Arizona refused to release the NCAA’s Notice of Allegations for four months before a court ordered it to do so last week. The Wildcats were charged with five Level I (most serious) violations, along with three Level II (including two involving the UA swimming and diving program) and one Level III violation.

Robbins and UA athletic director Dave Heeke were also listed under aggravating factors for having “compromised the integrity of the investigation.”

The NCAA said on or about Oct. 1, 2017 — about a week after Richardson was arrested and the FBI made public its investigation into college basketball — that Heeke and his head of compliance discussed and drafted “talking points related to the external and NCAA investigations that demonstrated from the outset a lack of commitment to cooperation and acceptance of responsibility.”

In addition, the NCAA alleged that on May 20, 2019, that UA’s outside counsel and UA’s head of compliance — at Robbins’ direction — conducted an unrecorded interview with Richardson without first notifying the NCAA enforcement staff “despite being engaged in a collaborative investigation and knowing Richardson was a key individual the enforcement staff wanted to interview.”
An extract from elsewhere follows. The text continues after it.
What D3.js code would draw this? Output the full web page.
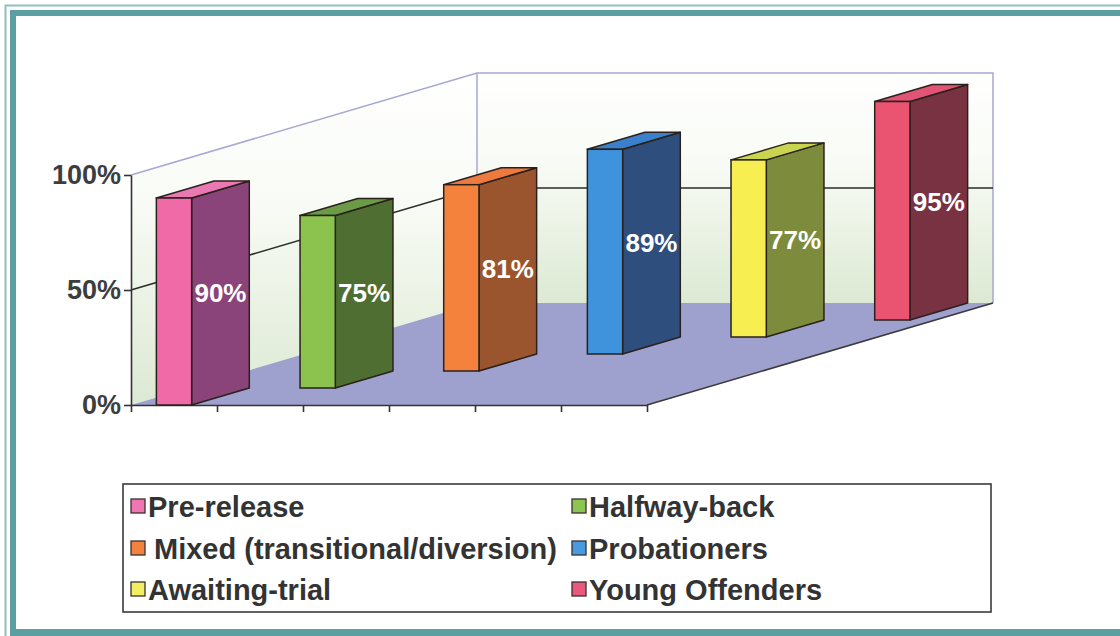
<!DOCTYPE html>
<html>
<head>
<meta charset="utf-8">
<script src="https://cdn.jsdelivr.net/npm/d3@7"></script>
<style>
  html, body { margin: 0; padding: 0; background: #ffffff; }
  svg { display: block; }
  text { font-family: "Liberation Sans", Arial, Helvetica, sans-serif; font-weight: bold; }
</style>
</head>
<body>
<svg id="chart" width="1120" height="636"></svg>
<script>
// Programme types and the share (%) shown on each column
const categories = [
  "Pre-release",
  "Halfway-back",
  "Mixed (transitional/diversion)",
  "Probationers",
  "Awaiting-trial",
  "Young Offenders"
];
const values = [90, 75, 81, 89, 77, 95];
const yTickValues = [0, 50, 100];

// Face shading for each column: front, side, top, and the legend key
const frontColors  = ["#f06aa8", "#8cc34e", "#f5823c", "#3f93dc", "#f7ee52", "#ea5470"];
const sideColors   = ["#8b4479", "#4f6e32", "#9a552f", "#2e4e7d", "#7d8b3c", "#793242"];
const topColors    = ["#ea78b2", "#6b9b47", "#ee7a40", "#3a80cc", "#c9d54e", "#e25476"];
const legendColors = ["#ef76b0", "#8cc551", "#f3823f", "#4a9ae0", "#f3ef62", "#e85a7c"];

const svg = d3.select("#chart");

// ---- page frame -------------------------------------------------------
const frame = svg.append("g");
frame.append("rect").attr("x", 0).attr("y", 0).attr("width", 1120).attr("height", 636).attr("fill", "#ffffff");
frame.append("path")
  .attr("d", "M5.5,636 V5.5 H1120")
  .attr("fill", "none").attr("stroke", "#8fc0c0").attr("stroke-width", 2);
frame.append("path")
  .attr("d", "M13,636 V13 H1120")
  .attr("fill", "none").attr("stroke", "#5b9fa2").attr("stroke-width", 6);
frame.append("rect").attr("x", 10).attr("y", 629).attr("width", 1110).attr("height", 7).attr("fill", "#5b9fa2");

// ---- 3-D geometry ------------------------------------------------------
const x0 = 131, x1 = 647, yBase = 405, yTop = 175;
const depthX = 346, depthY = 102;       // oblique offset of the full depth

const x = d3.scaleBand().domain(categories).range([x0, x1]);
const depth = d3.scaleBand().domain(categories).range([0, 1]);
const y = d3.scaleLinear().domain([0, 100]).range([yBase, yTop]);
const edge = d3.scaleLinear().domain([0, categories.length]).range([x0, x1]);

const barW = x.bandwidth() * 0.41;
const rowDx = depth.bandwidth() * depthX;
const rowDy = depth.bandwidth() * depthY;

const proj = (px, py, d) => [px + d * depthX, py - d * depthY];
const poly = pts => "M" + pts.map(p => p.join(",")).join("L") + "Z";

const defs = svg.append("defs");
const wallGrad = defs.append("linearGradient")
  .attr("id", "wallFill").attr("x1", 0).attr("y1", 0).attr("x2", 0).attr("y2", 1);
wallGrad.append("stop").attr("offset", "0%").attr("stop-color", "#ffffff");
wallGrad.append("stop").attr("offset", "40%").attr("stop-color", "#f8fbf5");
wallGrad.append("stop").attr("offset", "100%").attr("stop-color", "#dce9d3");

const plot = svg.append("g");

// side wall and back wall
plot.append("path")
  .attr("d", poly([proj(x0, y(0), 0), proj(x0, y(100), 0), proj(x0, y(100), 1), proj(x0, y(0), 1)]))
  .attr("fill", "url(#wallFill)");
plot.append("path")
  .attr("d", poly([proj(x0, y(0), 1), proj(x0, y(100), 1), proj(x1, y(100), 1), proj(x1, y(0), 1)]))
  .attr("fill", "url(#wallFill)");

// floor
plot.append("path")
  .attr("d", poly([proj(x0, y(0), 0), proj(x1, y(0), 0), proj(x1, y(0), 1), proj(x0, y(0), 1)]))
  .attr("fill", "#9ea0cd");

// wall outlines
const wallLine = "#a7a8d4";
plot.append("path")
  .attr("d", "M" + [proj(x0, y(100), 0), proj(x0, y(100), 1), proj(x1, y(100), 1), proj(x1, y(0), 1)].map(p => p.join(",")).join("L"))
  .attr("fill", "none").attr("stroke", wallLine).attr("stroke-width", 1.5);
plot.append("line")
  .attr("x1", proj(x0, 0, 1)[0]).attr("x2", proj(x0, 0, 1)[0])
  .attr("y1", proj(x0, y(100), 1)[1]).attr("y2", proj(x0, y(0), 1)[1])
  .attr("stroke", wallLine).attr("stroke-width", 1.5);

// gridlines between floor and top
yTickValues.filter(t => t > 0 && t < 100).forEach(t => {
  const pts = [proj(x0, y(t), 0), proj(x0, y(t), 1), proj(x1, y(t), 1)];
  plot.append("path")
    .attr("d", "M" + pts.map(p => p.join(",")).join("L"))
    .attr("fill", "none").attr("stroke", "#2b2b2b").attr("stroke-width", 1.6);
});

// floor right edge
plot.append("line")
  .attr("x1", proj(x1, y(0), 0)[0]).attr("y1", proj(x1, y(0), 0)[1])
  .attr("x2", proj(x1, y(0), 1)[0]).attr("y2", proj(x1, y(0), 1)[1])
  .attr("stroke", "#3a3a3a").attr("stroke-width", 1.6);

// value axis
const yAxis = plot.append("g")
  .attr("transform", `translate(${x0},0)`)
  .call(d3.axisLeft(y).tickValues(yTickValues).tickFormat(d => d + "%").tickSize(7).tickSizeOuter(0).tickPadding(3));
yAxis.select(".domain").attr("stroke", "#333").attr("stroke-width", 1.6);
yAxis.selectAll(".tick line").attr("stroke", "#333").attr("stroke-width", 1.6);
yAxis.selectAll(".tick text")
  .attr("fill", "#3d3d3d").style("font-size", "27px").style("font-weight", "bold")
  .style("font-family", "'Liberation Sans', Arial, sans-serif");

// category axis (front floor edge)
const xAxis = plot.append("g")
  .attr("transform", `translate(0,${yBase})`)
  .call(d3.axisBottom(edge).tickValues(d3.range(categories.length + 1)).tickFormat("").tickSize(7).tickSizeOuter(0));
xAxis.select(".domain").attr("stroke", "#333").attr("stroke-width", 1.6);
xAxis.selectAll(".tick line").attr("stroke", "#333").attr("stroke-width", 1.6);

// ---- columns -----------------------------------------------------------
const bars = categories.map((c, i) => {
  const d = depth(c);
  const fx = x(c) + (x.bandwidth() - barW) / 2 + d * depthX;
  const fy = yBase - d * depthY;
  const h = yBase - y(values[i]);
  return { c, i, fx, fy, h };
}).reverse();   // draw back rows first

const outline = "#2a211c";
const barG = plot.selectAll("g.bar").data(bars).join("g").attr("class", "bar");

barG.append("path")   // side
  .attr("d", b => poly([[b.fx + barW, b.fy], [b.fx + barW, b.fy - b.h],
                        [b.fx + barW + rowDx, b.fy - b.h - rowDy], [b.fx + barW + rowDx, b.fy - rowDy]]))
  .attr("fill", b => sideColors[b.i]).attr("stroke", outline).attr("stroke-width", 1.5).attr("stroke-linejoin", "round");
barG.append("path")   // top
  .attr("d", b => poly([[b.fx, b.fy - b.h], [b.fx + barW, b.fy - b.h],
                        [b.fx + barW + rowDx, b.fy - b.h - rowDy], [b.fx + rowDx, b.fy - b.h - rowDy]]))
  .attr("fill", b => topColors[b.i]).attr("stroke", outline).attr("stroke-width", 1.5).attr("stroke-linejoin", "round");
barG.append("rect")   // front
  .attr("x", b => b.fx).attr("y", b => b.fy - b.h)
  .attr("width", barW).attr("height", b => b.h)
  .attr("fill", b => frontColors[b.i]).attr("stroke", outline).attr("stroke-width", 1.5);

// value labels on the side face
barG.append("text")
  .attr("x", b => b.fx + barW + rowDx / 2)
  .attr("y", b => b.fy - b.h / 2 - rowDy / 2)
  .attr("text-anchor", "middle").attr("dominant-baseline", "central")
  .attr("fill", "#ffffff").style("font-size", "26px")
  .text(b => values[b.i] + "%");

// ---- legend ------------------------------------------------------------
const legendBox = { left: 123, top: 484, right: 991, bottom: 612 };
const legend = svg.append("g");
legend.append("rect")
  .attr("x", legendBox.left).attr("y", legendBox.top)
  .attr("width", legendBox.right - legendBox.left).attr("height", legendBox.bottom - legendBox.top)
  .attr("fill", "#ffffff").attr("stroke", "#3a3a3a").attr("stroke-width", 1.6);

const colX = [131, 572];
const rowY = [506, 548, 589];
const items = legend.selectAll("g.item").data(categories).join("g").attr("class", "item")
  .attr("transform", (c, i) => `translate(${colX[i % 2]},${rowY[Math.floor(i / 2)]})`);
items.append("rect")
  .attr("x", 0).attr("y", -7).attr("width", 14).attr("height", 14)
  .attr("fill", (c, i) => legendColors[i]).attr("stroke", "#3a3030").attr("stroke-width", 1.3);
items.append("text")
  .attr("x", (c, i) => i === 2 ? 23 : 17).attr("y", 1)
  .attr("dominant-baseline", "central")
  .attr("fill", "#333333").style("font-size", "29px")
  .text(c => c);
</script>
</body>
</html>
Those allegations were among the 10 “aggravating factors” listed that could push UA’s case into the most serious Level I aggravated category, in which the Wildcats would be facing a postseason ban between two to five years if the charges hold up. A standard Level I case would merit only a 1-2 year ban, which is consistent with Arizona’s self-imposed one-year ban this season.
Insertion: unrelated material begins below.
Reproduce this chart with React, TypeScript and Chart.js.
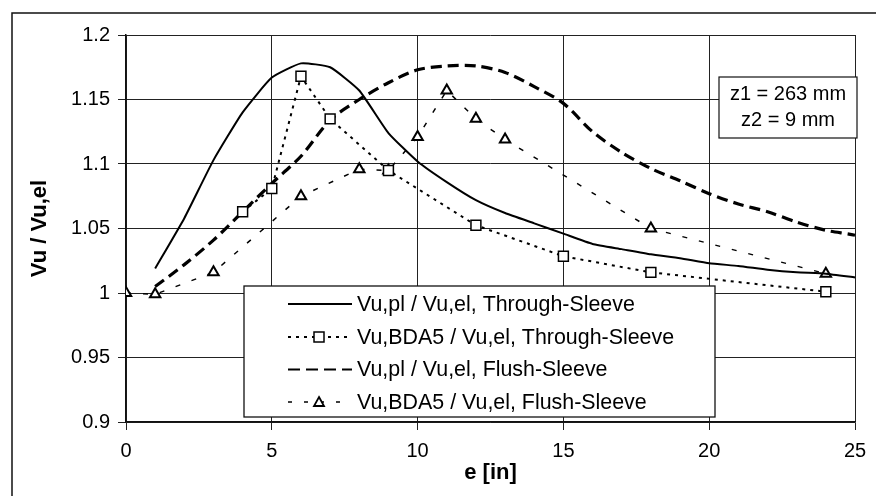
import React, { useEffect, useRef } from "react";
import { Chart, registerables } from "chart.js";

Chart.register(...registerables);

// ---- data ----
const throughPlE = [1, 2, 3, 4, 5, 6, 7, 8, 9, 10, 11, 12, 13, 14, 15, 16, 17, 18, 19, 20, 21, 22, 23, 24, 25, 25.35];
const throughPlV = [1.019, 1.058, 1.103, 1.140, 1.167, 1.178, 1.175, 1.157, 1.124, 1.102, 1.086, 1.072, 1.062, 1.054, 1.046, 1.038, 1.034, 1.030, 1.027, 1.023, 1.021, 1.018, 1.016, 1.015, 1.012, 1.011];

const throughBdaE = [4, 5, 6, 7, 9, 12, 15, 18, 24];
const throughBdaV = [1.063, 1.081, 1.168, 1.135, 1.095, 1.0525, 1.0285, 1.016, 1.001];

const flushPlE = [1, 2, 3, 4, 5, 6, 7, 8, 9, 10, 11, 12, 13, 14, 15, 16, 17, 18, 19, 20, 21, 22, 23, 24, 25, 25.35];
const flushPlV = [1.005, 1.022, 1.041, 1.063, 1.085, 1.106, 1.134, 1.150, 1.163, 1.173, 1.176, 1.176, 1.171, 1.160, 1.147, 1.125, 1.109, 1.0965, 1.087, 1.077, 1.069, 1.063, 1.055, 1.0486, 1.0448, 1.042];

const flushBdaE = [0, 1, 3, 6, 8, 9, 10, 11, 12, 13, 18, 24];
const flushBdaV = [1.0, 0.999, 1.016, 1.075, 1.096, 1.095, 1.121, 1.157, 1.135, 1.119, 1.050, 1.015];

const seriesNames = [
  "Vu,pl / Vu,el, Through-Sleeve",
  "Vu,BDA5 / Vu,el, Through-Sleeve",
  "Vu,pl / Vu,el, Flush-Sleeve",
  "Vu,BDA5 / Vu,el, Flush-Sleeve",
];

const xTicks = [0, 5, 10, 15, 20, 25];
const yTicks = [0.9, 0.95, 1, 1.05, 1.1, 1.15, 1.2];
const noteLines = ["z1 = 263 mm", "z2 = 9 mm"];
const xTitle = "e [in]";
const yTitle = "Vu / Vu,el";

const FONT = '"Liberation Sans", Arial, Helvetica, sans-serif';

const toPoints = (xs: number[], ys: number[]) => xs.map((x, i) => ({ x, y: ys[i] }));

const extrasPlugin = {
  id: "extras",
  beforeDraw(chart: any) {
    const ctx = chart.ctx;
    ctx.save();
    ctx.fillStyle = "#fff";
    ctx.fillRect(0, 0, chart.width, chart.height);
    ctx.restore();
  },
  afterDraw(chart: any) {
    const ctx = chart.ctx;
    ctx.save();
    // outer frame (left + top)
    ctx.strokeStyle = "#111";
    ctx.lineWidth = 1.5;
    ctx.beginPath();
    ctx.moveTo(12, 496);
    ctx.lineTo(12, 13);
    ctx.lineTo(876, 13);
    ctx.stroke();

    // note box
    const nb = { x: 719, y: 77, w: 138, h: 61 };
    ctx.fillStyle = "#fff";
    ctx.fillRect(nb.x, nb.y, nb.w, nb.h);
    ctx.strokeStyle = "#111";
    ctx.lineWidth = 1.2;
    ctx.strokeRect(nb.x, nb.y, nb.w, nb.h);
    ctx.fillStyle = "#000";
    ctx.font = `20px ${FONT}`;
    ctx.textAlign = "center";
    ctx.textBaseline = "middle";
    ctx.fillText(noteLines[0], nb.x + nb.w / 2, 94);
    ctx.fillText(noteLines[1], nb.x + nb.w / 2, 120);

    // legend
    const lb = { x: 244, y: 286, w: 471, h: 131 };
    ctx.fillStyle = "#fff";
    ctx.fillRect(lb.x, lb.y, lb.w, lb.h);
    ctx.strokeStyle = "#111";
    ctx.lineWidth = 1.3;
    ctx.strokeRect(lb.x, lb.y, lb.w, lb.h);
    const rows = [304, 337, 369.5, 402];
    const styles = [
      { dash: [], w: 2, marker: null },
      { dash: [3, 5], w: 2, marker: "rect" },
      { dash: [12, 6], w: 2, marker: null },
      { dash: [4, 12], w: 1.5, marker: "triangle" },
    ];
    rows.forEach((ry, i) => {
      const s = styles[i];
      ctx.strokeStyle = "#000";
      ctx.lineWidth = s.w;
      ctx.setLineDash(s.dash);
      ctx.beginPath();
      ctx.moveTo(288, ry);
      ctx.lineTo(352, ry);
      ctx.stroke();
      ctx.setLineDash([]);
      if (s.marker === "rect") {
        ctx.fillStyle = "#fff";
        ctx.fillRect(314, ry - 5, 10, 10);
        ctx.lineWidth = 1.5;
        ctx.strokeRect(314, ry - 5, 10, 10);
      } else if (s.marker === "triangle") {
        ctx.fillStyle = "#fff";
        ctx.beginPath();
        ctx.moveTo(319, ry - 5);
        ctx.lineTo(324, ry + 4);
        ctx.lineTo(314, ry + 4);
        ctx.closePath();
        ctx.fill();
        ctx.lineWidth = 1.8;
        ctx.stroke();
      }
      ctx.fillStyle = "#000";
      ctx.font = `21.4px ${FONT}`;
      ctx.textAlign = "left";
      ctx.textBaseline = "middle";
      ctx.fillText(seriesNames[i], 357, ry + 1);
    });
    ctx.restore();
  },
};

export default function App() {
  const ref = useRef<HTMLCanvasElement | null>(null);
  useEffect(() => {
    if (!ref.current) return;
    const chart = new Chart(ref.current, {
      type: "line",
      data: {
        datasets: [
          {
            label: seriesNames[0],
            data: toPoints(throughPlE, throughPlV),
            borderColor: "#000",
            borderWidth: 2,
            pointRadius: 0,
            tension: 0.15,
            clip: false,
          },
          {
            label: seriesNames[1],
            data: toPoints(throughBdaE, throughBdaV),
            borderColor: "#000",
            borderWidth: 2,
            borderDash: [3, 5],
            pointStyle: "rect",
            pointRadius: 7,
            pointBorderWidth: 1.5,
            pointBackgroundColor: "#fff",
            pointBorderColor: "#000",
            tension: 0,
          },
          {
            label: seriesNames[2],
            data: toPoints(flushPlE, flushPlV),
            borderColor: "#000",
            borderWidth: 3.2,
            borderDash: [11, 6],
            pointRadius: 0,
            tension: 0.3,
            clip: false,
          },
          {
            label: seriesNames[3],
            data: toPoints(flushBdaE, flushBdaV),
            borderColor: "#000",
            borderWidth: 1.5,
            borderDash: [5, 12],
            pointStyle: "triangle",
            pointRadius: 6,
            pointBorderWidth: 2,
            pointBackgroundColor: "#fff",
            pointBorderColor: "#000",
            tension: 0,
          },
        ],
      },
      options: {
        responsive: false,
        animation: false,
        events: [],
        layout: { padding: { top: 35, right: 21, bottom: 0, left: 0 } },
        plugins: { legend: { display: false }, tooltip: { enabled: false } },
        scales: {
          x: {
            type: "linear",
            min: 0,
            max: 25,
            afterFit: (s: any) => {
              s.height = 74;
            },
            afterBuildTicks: (s: any) => {
              s.ticks = xTicks.map((v) => ({ value: v }));
            },
            ticks: {
              color: "#000",
              font: { family: FONT, size: 20 },
              padding: 9,
              callback: (v: any) => String(v),
            },
            grid: { color: "#222", lineWidth: 1, tickLength: 8 },
            border: { color: "#111", width: 1.5 },
            title: {
              display: true,
              text: xTitle,
              color: "#000",
              font: { family: FONT, size: 22, weight: "bold" },
              padding: { top: 0, bottom: 10 },
            },
          },
          y: {
            type: "linear",
            min: 0.9,
            max: 1.2,
            afterFit: (s: any) => {
              s.width = 126;
            },
            afterBuildTicks: (s: any) => {
              s.ticks = yTicks.map((v) => ({ value: v }));
            },
            ticks: {
              color: "#000",
              font: { family: FONT, size: 20 },
              padding: 8,
              callback: (v: any) => String(+Number(v).toFixed(2)),
            },
            grid: { color: "#222", lineWidth: 1, tickLength: 8 },
            border: { color: "#111", width: 1.5 },
            title: {
              display: true,
              text: yTitle,
              color: "#000",
              font: { family: FONT, size: 22, weight: "bold" },
              padding: { top: 27, bottom: 0 },
            },
          },
        },
      },
      plugins: [extrasPlugin],
    } as any);
    return () => chart.destroy();
  }, []);
  return (
    <div style={{ position: "fixed", left: 0, top: 0, width: 876, height: 496, background: "#fff" }}>
      <canvas ref={ref} width={876} height={496} style={{ display: "block" }} />
    </div>
  );
}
Stu Brown, an Atlanta-based attorney who represents schools with NCAA cases, said the NCAA enforcement staff clearly presented the case as Level I aggravated, noting that “the enforcement staff has also promoted the narrative of UA being institutionally uncooperative, or even somewhat deceptive, during the investigation.”
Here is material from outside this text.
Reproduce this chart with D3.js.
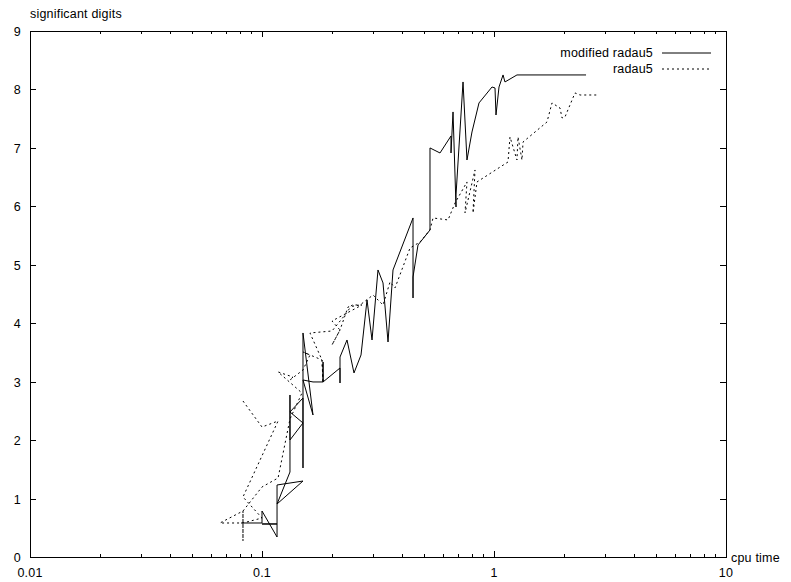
<!DOCTYPE html>
<html>
<head>
<meta charset="utf-8">
<script src="https://cdn.jsdelivr.net/npm/d3@7"></script>
<style>
body{margin:0;background:#fff}
text{font-family:"Liberation Sans",Arial,sans-serif;font-size:12.5px;letter-spacing:0.2px;fill:#000}
</style>
</head>
<body>
<svg id="chart" width="791" height="582"></svg>
<script>
// modified radau5 : cpu time vs significant digits
var modTime=[0.0812,0.1,0.1,0.1161,0.1161,0.1,0.1161,0.1161,0.1502,0.1161,0.132,0.132,0.132,0.1502,0.132,0.1502,0.1502,0.1502,0.1659,0.1502,0.1659,0.1833,0.1833,0.1833,0.2169,0.2169,0.2169,0.2325,0.2492,0.2672,0.2836,0.298,0.3162,0.3324,0.3493,0.367,0.4477,0.4477,0.4477,0.4704,0.5298,0.5298,0.5852,0.6527,0.6527,0.6658,0.6859,0.6859,0.7353,0.7648,0.8036,0.8616,0.9804,1.01,1.02,1.051,1.094,1.115,1.256,2.493];
var modDigits=[0.582,0.582,0.787,0.342,0.565,0.565,0.565,1.232,1.3,0.907,1.454,2.772,2.002,2.293,2.481,2.721,1.523,3.833,2.43,3.029,2.995,2.995,3.337,2.995,3.234,2.977,3.422,3.713,3.149,3.457,4.398,3.713,4.911,4.689,3.679,4.911,5.801,4.432,4.791,5.339,5.595,6.999,6.913,7.204,6.913,7.615,5.989,6.194,8.128,6.793,7.272,7.769,8.042,8.025,7.563,8.042,8.248,8.128,8.248,8.248];
// radau5
var radTime=[0.0828,0.1,0.1173,0.0828,0.1,0.0828,0.0659,0.0828,0.0828,0.0828,0.1,0.1173,0.132,0.1487,0.1173,0.136,0.132,0.1502,0.161,0.1502,0.1814,0.1833,0.1814,0.161,0.2003,0.2279,0.2443,0.2698,0.2003,0.2169,0.2003,0.2169,0.2348,0.2645,0.301,0.3324,0.3563,0.3744,0.4345,0.4799,0.5298,0.546,0.6336,0.6792,0.7648,0.7499,0.8281,0.8117,0.8447,1.149,1.172,1.256,1.269,1.32,1.334,1.692,1.778,1.925,1.964,2.023,2.234,2.349,2.78];
var radDigits=[2.669,2.224,2.327,1.027,0.667,0.582,0.582,0.787,0.274,0.787,1.198,1.352,2.361,2.806,3.166,3.08,3.029,3.2,3.457,3.508,3.371,2.977,3.371,3.833,3.867,4.141,4.312,4.312,4.038,3.884,3.628,3.884,4.278,4.312,4.483,4.312,4.706,4.603,5.287,5.39,5.595,5.801,5.767,6.057,6.417,5.886,6.622,5.886,6.417,6.759,7.187,6.793,7.187,6.793,7.101,7.443,7.769,7.683,7.512,7.529,7.94,7.905,7.905];

var xMajor=[0.01,0.1,1,10];
var yMajor=[0,1,2,3,4,5,6,7,8,9];
var seriesNames=["modified radau5","radau5"];

var svg=d3.select("#chart");
var L=30,R=726,T=31,B=557;
var x=d3.scaleLog().domain([0.01,10]).range([L,R]);
var y=d3.scaleLinear().domain([0,9]).range([B,T]);

var xMinor=[];
xMajor.slice(0,-1).forEach(function(d){for(var k=2;k<10;k++)xMinor.push(d*k);});

// ticks, drawn inward on all four sides like gnuplot
var g=svg.append("g").attr("stroke","#000").attr("stroke-width",1).attr("shape-rendering","crispEdges");
xMajor.forEach(function(d){
	var px=Math.round(x(d))+0.5;
	g.append("line").attr("x1",px).attr("x2",px).attr("y1",B).attr("y2",B-6);
	g.append("line").attr("x1",px).attr("x2",px).attr("y1",T).attr("y2",T+6);
});
xMinor.forEach(function(d){
	var px=Math.round(x(d))+0.5;
	g.append("line").attr("x1",px).attr("x2",px).attr("y1",B).attr("y2",B-3);
	g.append("line").attr("x1",px).attr("x2",px).attr("y1",T).attr("y2",T+3);
});
yMajor.forEach(function(d){
	var py=Math.round(y(d))+0.5;
	g.append("line").attr("x1",L).attr("x2",L+6).attr("y1",py).attr("y2",py);
	g.append("line").attr("x1",R).attr("x2",R-6).attr("y1",py).attr("y2",py);
});
g.append("rect").attr("x",L+0.5).attr("y",T+0.5).attr("width",R-L).attr("height",B-T).attr("fill","none");

// tick labels
svg.selectAll(".yl").data(yMajor).enter().append("text")
	.attr("x",L-9).attr("y",d=>y(d)+5).attr("text-anchor","end").text(d=>d);
svg.selectAll(".xl").data(xMajor).enter().append("text")
	.attr("x",d=>x(d)).attr("y",B+20).attr("text-anchor","middle").text(d=>d);

svg.append("text").attr("x",L).attr("y",18).text("significant digits");
svg.append("text").attr("x",R+5).attr("y",B+5).text("cpu time");

// the two series
var line=d3.line().x(d=>x(d[0])).y(d=>y(d[1]));
var modData=d3.zip(modTime,modDigits);
var radData=d3.zip(radTime,radDigits);
svg.append("path").attr("d",line(modData)).attr("fill","none").attr("stroke","#000").attr("stroke-width",1);
svg.append("path").attr("d",line(radData)).attr("fill","none").attr("stroke","#000").attr("stroke-width",1).attr("stroke-dasharray","2,3");

// key
var key=svg.append("g");
seriesNames.forEach(function(n,i){
	var ky=53+i*16;
	key.append("text").attr("x",653).attr("y",ky+4).attr("text-anchor","end").text(n);
	key.append("line").attr("x1",662).attr("x2",711).attr("y1",ky).attr("y2",ky)
		.attr("stroke","#000").attr("stroke-dasharray",i?"2,3":null);
});
</script>
</body>
</html>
There is no time limit for the CCU, other than the rough “case management plan” that is agreed on at the outset. Once the CCU is done, the case moves to the IARP Independent Resolution Panel and a hearing is set. The resolution panel is made up of 15 people with legal, higher education and/or sports backgrounds, with five of them assigned to any one case.

“Every case is going to be different,” said Naima Stevenson Starks, the NCAA’s VP for hearing operations. “Having that case management plan as opposed to boxing anything into legislative timelines is a real reflection that this process is different.”

Meanwhile, Miller is heading into a spring signing period that begins on April 14 searching for one or two players, depending on how many losses the Wildcats have, and a summer recruiting period when he will be chasing high school players in the classes of 2022, 2023 and 2024.

Miller may not need many players in the short term because many of his current ones are expected to stick around for a year or two. But with his contract expiring in May 2022, he could face a challenge telling high school players he’ll be around to coach them in 2022-23 or 2023-24.

Robbins indicated he wants to help Miller get it done anyway.

“We want to move forward, continue to make progress and keep our team together, give him the ability to go out and recruit players and plan for next year,” Robbins said. “We’re gonna be playing basketball in six months. It’s hard to believe. But it’s a constant recruiting process. He’s recruiting high school juniors now and he’s starting to think about recruiting sophomores in high school.

“So it’s a complex process. Once we hear from the IARP, which unfortunately I think is going to be many weeks if not months away, then we can move forward with responding to these new allegations and finally find out what is the final verdict in this very long, very taxing, complex and very sad chapter in the history of the University of Arizona.”